It’s 11.30am when I get out of Hugo’s car. My mind is racing. Excited to finally make it out of the city. Hugo understands. “You don’t come to Finland for its cities,” he says. “You’re right,” I answer. “I want to go north. The real, distant north, above the arctic circle. Experience the vast, raw, natural landscapes and simplicity of life that comes with them. I want to hike for a few days, and most of all enjoy the freedom of not having to make decisions that don’t have an immediate impact. I want to go with the flow, and in this case with the people that are kind enough to stop, invite me in their car and listen to my story. When there are no expectations nobody can get disappointed.” “Won’t you get lonely up there, all by yourself?” “Being alone isn’t the same thing as being lonely. Besides, personal growth isn’t always meant to be a group activity.”

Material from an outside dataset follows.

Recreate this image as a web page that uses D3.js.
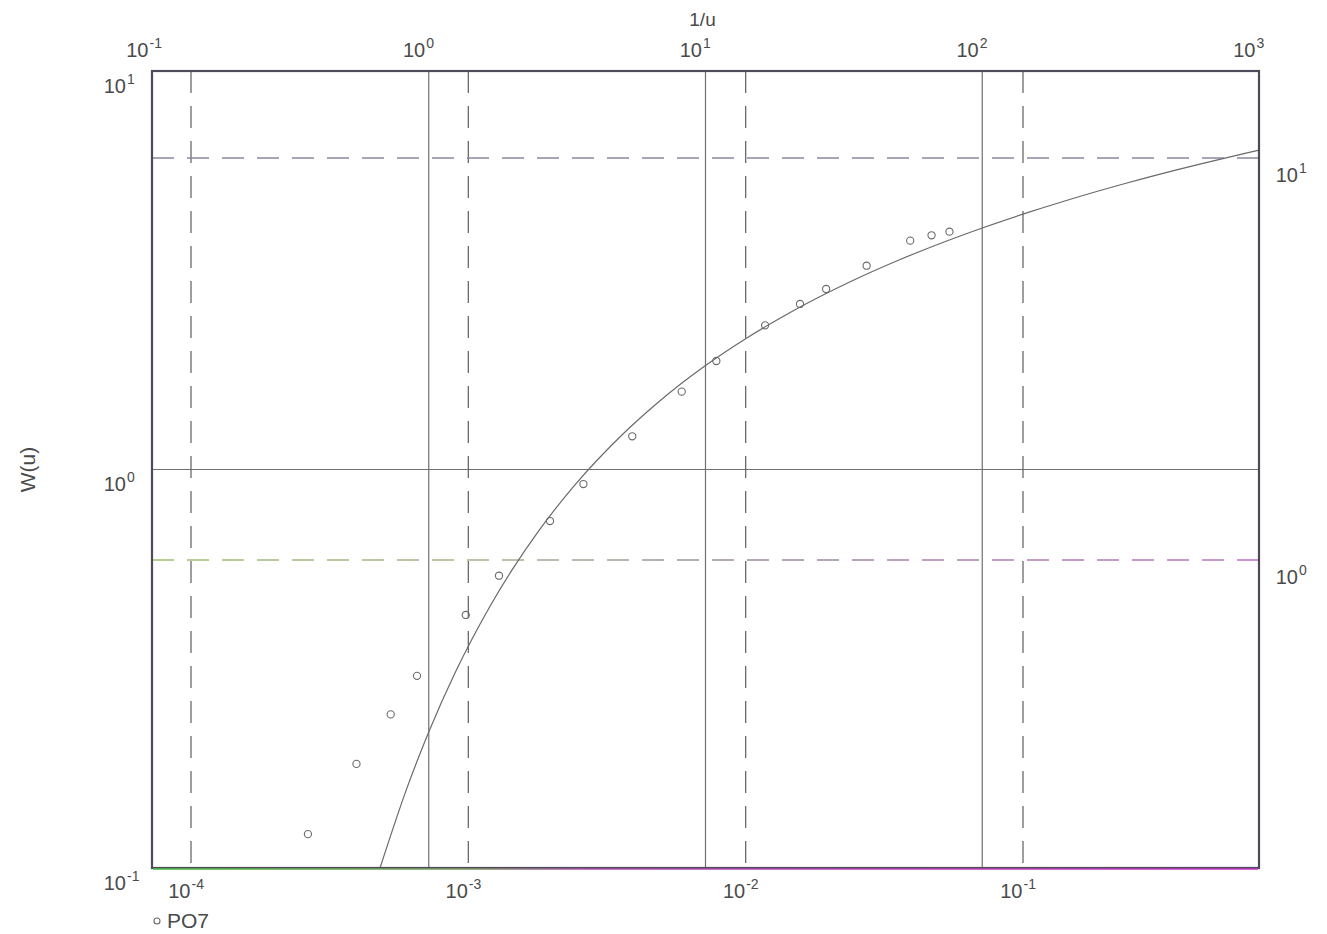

I slam the car door shut and start walking in the direction of the motorway. Absorbed by my own thoughts I barely notice the endless, monotonous downpour falling from a milky white sky. Helsinki is only 50km away now, but it already feels like an eternity ago that I attended the wedding that was the reason I came to this country in the first place. Those sunny days celebrating on a private island with long-lost but quickly-recovered friends now seem like something from another world, standing on this grim and unfamiliar junction of a random road somewhere in Finland. “It’s funny how time flies when you’re comfortable and surrounded by people you like, but suddenly comes to an abrupt halt when you’re alone in an unfamiliar place and without a concrete plan,” I ponder while making sure not to get hit by a car speeding in the opposite direction. The challenge is to make something out of it. It’s been almost five years since Chris and Saija met in a language course that Saija only got into after someone else dropped out, during an exchange year they had both planned to spend somewhere else. Now they were joined in holy matrimony, surrounded by friends, family and a few of us who had been there at the very beginning. Life sure can make weird twists and turns, and so does the road. I take my place on the shoulder of the motorway and stick out a wet thumb. Time to get on with it.